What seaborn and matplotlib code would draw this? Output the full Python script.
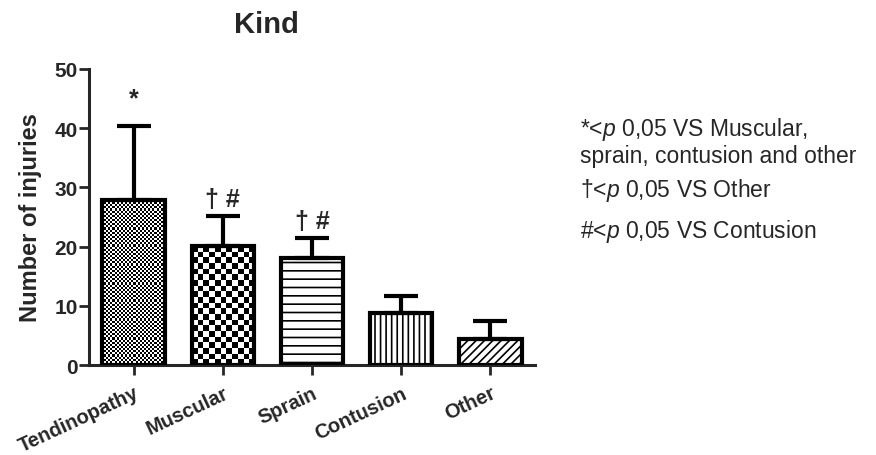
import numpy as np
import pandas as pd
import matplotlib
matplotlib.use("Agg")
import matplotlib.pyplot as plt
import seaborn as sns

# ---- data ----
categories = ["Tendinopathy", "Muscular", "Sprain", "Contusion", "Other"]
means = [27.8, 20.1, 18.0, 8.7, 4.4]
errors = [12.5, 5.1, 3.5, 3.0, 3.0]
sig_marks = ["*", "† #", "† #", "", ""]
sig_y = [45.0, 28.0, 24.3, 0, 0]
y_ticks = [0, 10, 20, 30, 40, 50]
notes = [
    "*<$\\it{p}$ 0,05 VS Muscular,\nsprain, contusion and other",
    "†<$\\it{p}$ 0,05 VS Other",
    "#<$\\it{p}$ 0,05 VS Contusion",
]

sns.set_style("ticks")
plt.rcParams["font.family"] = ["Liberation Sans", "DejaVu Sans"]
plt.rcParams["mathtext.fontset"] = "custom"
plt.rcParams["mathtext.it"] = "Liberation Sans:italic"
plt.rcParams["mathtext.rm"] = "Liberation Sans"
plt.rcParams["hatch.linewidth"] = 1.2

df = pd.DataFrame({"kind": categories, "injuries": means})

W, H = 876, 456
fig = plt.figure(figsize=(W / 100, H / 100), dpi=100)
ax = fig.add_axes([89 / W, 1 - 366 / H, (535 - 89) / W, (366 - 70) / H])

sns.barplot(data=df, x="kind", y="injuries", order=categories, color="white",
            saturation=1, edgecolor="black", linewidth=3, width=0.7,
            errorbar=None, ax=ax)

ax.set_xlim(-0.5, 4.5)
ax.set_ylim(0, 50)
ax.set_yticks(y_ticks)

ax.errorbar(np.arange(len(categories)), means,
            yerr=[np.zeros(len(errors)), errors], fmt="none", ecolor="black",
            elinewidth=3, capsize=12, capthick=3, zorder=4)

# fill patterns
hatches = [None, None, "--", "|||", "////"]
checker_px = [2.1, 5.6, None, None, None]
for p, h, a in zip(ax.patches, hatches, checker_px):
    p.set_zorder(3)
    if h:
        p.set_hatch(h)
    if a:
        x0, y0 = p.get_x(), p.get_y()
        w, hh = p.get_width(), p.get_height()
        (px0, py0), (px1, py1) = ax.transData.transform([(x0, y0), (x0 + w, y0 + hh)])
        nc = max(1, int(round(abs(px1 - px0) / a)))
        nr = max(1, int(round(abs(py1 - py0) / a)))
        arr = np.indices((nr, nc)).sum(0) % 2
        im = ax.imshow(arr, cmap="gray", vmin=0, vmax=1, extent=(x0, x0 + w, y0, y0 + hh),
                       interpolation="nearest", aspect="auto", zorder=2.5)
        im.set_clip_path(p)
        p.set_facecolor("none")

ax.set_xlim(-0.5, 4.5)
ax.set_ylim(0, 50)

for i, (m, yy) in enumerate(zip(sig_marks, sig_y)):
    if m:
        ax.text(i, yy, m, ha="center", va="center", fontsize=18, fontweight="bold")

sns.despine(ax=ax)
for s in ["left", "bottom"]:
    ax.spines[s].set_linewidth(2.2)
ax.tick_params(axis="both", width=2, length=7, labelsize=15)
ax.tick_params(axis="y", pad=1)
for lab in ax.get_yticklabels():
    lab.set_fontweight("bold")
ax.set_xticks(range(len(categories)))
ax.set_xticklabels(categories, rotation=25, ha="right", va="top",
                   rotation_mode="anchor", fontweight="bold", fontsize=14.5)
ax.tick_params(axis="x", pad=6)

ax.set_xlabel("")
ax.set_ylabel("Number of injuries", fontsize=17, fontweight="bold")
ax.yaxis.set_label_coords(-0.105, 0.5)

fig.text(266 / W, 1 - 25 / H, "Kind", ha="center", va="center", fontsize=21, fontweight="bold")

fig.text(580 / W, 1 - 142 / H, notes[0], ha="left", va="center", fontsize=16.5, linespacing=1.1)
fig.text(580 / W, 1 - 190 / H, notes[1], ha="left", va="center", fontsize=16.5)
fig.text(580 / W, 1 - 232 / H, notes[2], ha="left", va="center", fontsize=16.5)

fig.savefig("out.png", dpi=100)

- - -

SET EXERCISE.
Scan the material above for the string "matplotlib" and report each line where you find it.

ANSWER TO THIS EXERCISE.
What seaborn and matplotlib code would draw this? Output the full Python script.
import matplotlib
matplotlib.use("Agg")
import matplotlib.pyplot as plt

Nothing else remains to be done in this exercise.